Sean Sportun, manager of security and loss prevention for Mac’s, said they are doing everything they can to make sure employees and customers remain safe.

“We had some pretty productive meetings yesterday as well as this morning,” Sportum said Wednesday.

“We’ve taken immediate steps to remove signage from our windows, we’ve looked at where we could put a fence in as well as improved lighting, put in additional cameras or what not.

“We have given a list to our maintenance team back in Toronto and they are actively working on those fixes immediately. I should say they should be installed by early next week depending if we can get the construction vendors out here.”

While some security changes will be immediate, he said bigger plans will still need to take time in order to test to make sure they work but expected everything to be in place sometime in November.
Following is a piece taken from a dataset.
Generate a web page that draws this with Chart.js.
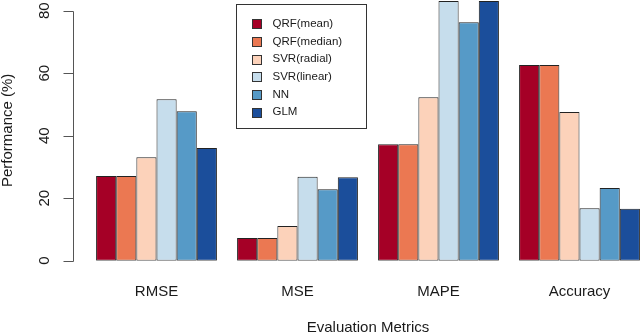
<!DOCTYPE html>
<html>
<head>
<meta charset="utf-8">
<script src="https://cdn.jsdelivr.net/npm/chart.js@4/dist/chart.umd.min.js"></script>
<style>
  html, body { margin: 0; padding: 0; background: #fff; overflow: hidden; }
  #wrap { width: 640px; height: 333px; overflow: hidden; position: relative; }
  canvas { display: block; }
</style>
</head>
<body>
<div id="wrap"><canvas id="c" width="650" height="340"></canvas></div>
<script>
const categories = ['RMSE', 'MSE', 'MAPE', 'Accuracy'];
const seriesNames = ['QRF(mean)', 'QRF(median)', 'SVR(radial)', 'SVR(linear)', 'NN', 'GLM'];
const qrfMean   = [27.1, 7.3, 37.3, 62.6];
const qrfMedian = [27.1, 7.3, 37.3, 62.6];
const svrRadial = [33.1, 11.1, 52.3, 47.6];
const svrLinear = [51.7, 26.9, 83.1, 16.8];
const nn        = [47.8, 22.9, 76.3, 23.3];
const glm       = [36.1, 26.7, 83.1, 16.6];
const yTicks    = [0, 20, 40, 60, 80];

const seriesValues = [qrfMean, qrfMedian, svrRadial, svrLinear, nn, glm];
const colors = ['#A50026', '#EB7852', '#FCD2BA', '#C6DDEC', '#569AC7', '#1B4E9B'];
const FONT = '"Liberation Sans", Arial, Helvetica, sans-serif';
const TEXT = '#1a1a1a';

const rAxisPlugin = {
  id: 'rAxis',
  afterDraw(chart) {
    const y = chart.scales.y;
    const ctx = chart.ctx;
    const x0 = 73.5;
    ctx.save();
    ctx.strokeStyle = '#555';
    ctx.lineWidth = 1;
    ctx.beginPath();
    const p0 = Math.round(y.getPixelForValue(yTicks[0])) + 0.5;
    const p1 = Math.round(y.getPixelForValue(yTicks[yTicks.length - 1])) + 0.5;
    ctx.moveTo(x0, p0);
    ctx.lineTo(x0, p1);
    yTicks.forEach(v => {
      const p = Math.round(y.getPixelForValue(v)) + 0.5;
      ctx.moveTo(x0 - 10, p);
      ctx.lineTo(x0, p);
    });
    ctx.stroke();
    ctx.restore();
  }
};

const boxLegendPlugin = {
  id: 'boxLegend',
  afterDraw(chart) {
    const ctx = chart.ctx;
    ctx.save();
    ctx.strokeStyle = '#333';
    ctx.lineWidth = 1;
    ctx.strokeRect(236.5, 4.5, 130, 124);
    ctx.font = '11.5px ' + FONT;
    ctx.textBaseline = 'middle';
    ctx.textAlign = 'left';
    chart.data.datasets.forEach((ds, i) => {
      const cy = 23.7 + 17.7 * i;
      const top = Math.round(cy - 4.5) + 0.5;
      ctx.fillStyle = ds.backgroundColor;
      ctx.fillRect(252.5, top, 9, 9);
      ctx.strokeStyle = '#333';
      ctx.strokeRect(252.5, top, 9, 9);
      ctx.fillStyle = TEXT;
      ctx.fillText(ds.label, 272.5, cy);
    });
    ctx.restore();
  }
};

new Chart(document.getElementById('c'), {
  type: 'bar',
  data: {
    labels: categories,
    datasets: seriesNames.map((name, i) => ({
      label: name,
      data: seriesValues[i],
      backgroundColor: colors[i],
      borderColor: '#222',
      borderWidth: 1,
      borderSkipped: false,
      categoryPercentage: 6 / 7,
      barPercentage: 1
    }))
  },
  options: {
    responsive: false,
    devicePixelRatio: 1,
    animation: false,
    layout: { padding: 0 },
    plugins: {
      legend: { display: false },
      tooltip: { enabled: false }
    },
    scales: {
      x: {
        grid: { display: false, drawTicks: false },
        border: { display: false },
        ticks: { color: TEXT, font: { family: FONT, size: 15 }, padding: 22, maxRotation: 0 },
        title: {
          display: true, text: 'Evaluation Metrics', color: TEXT,
          font: { family: FONT, size: 15 }, padding: { top: 0, bottom: 3 }
        },
        afterFit(scale) {
          scale.height = 340 - 260.7;
          scale.paddingLeft = 0; scale.paddingRight = 0;
        }
      },
      y: {
        min: 0,
        max: 83.42,
        grid: { display: false, drawTicks: false },
        border: { display: false },
        afterBuildTicks(scale) { scale.ticks = yTicks.map(v => ({ value: v })); },
        ticks: {
          color: TEXT, font: { family: FONT, size: 15 },
          minRotation: 90, maxRotation: 90, crossAlign: 'center', padding: 32.6,
          includeBounds: false
        },
        title: {
          display: true, text: 'Performance (%)', color: TEXT,
          font: { family: FONT, size: 15, lineHeight: 1.1 }, padding: { top: 0, bottom: 0 }
        },
        afterFit(scale) {
          scale.width = 86;
          scale.paddingTop = 0; scale.paddingBottom = 0;
        }
      }
    }
  },
  plugins: [rAxisPlugin, boxLegendPlugin]
});
</script>
</body>
</html>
He said he’s going back to Toronto to talk to the store executives and see if any of the strategies suggest would work. Any time that a store is robbed, it’s a concern for the company but the root causes for those crimes are usually social, he said.

“In the past, Thunder Bay has had its challenges with robberies and it seems to be certain times of the year that it peaks and then it falls off,” he said.

“Looking at statistical information provided by Thunder Bay police, in 2010 there were about 170 of which only five per cent were related to Mac’s. I know we are front and centre on this issue. The overall issue of robbery isn’t going to be solved by Mac’s. It’s a social issue.”

Det. Insp. Phil Levesque said the Mac’s staff were receptive of their suggestions and would be considering suggestions Thunder Bay police made. 

He said the safety of the public and the clerks were of the highest priority.

“They have to have some barrier or protection to stop these people from advancing in the stores,” Levesque said.

“We can participate in crime prevention and public safety. We’re not the business owners. This is a cooperative effort. We make the suggestions based on experience and professional training. We’ll see how seriously they take them.”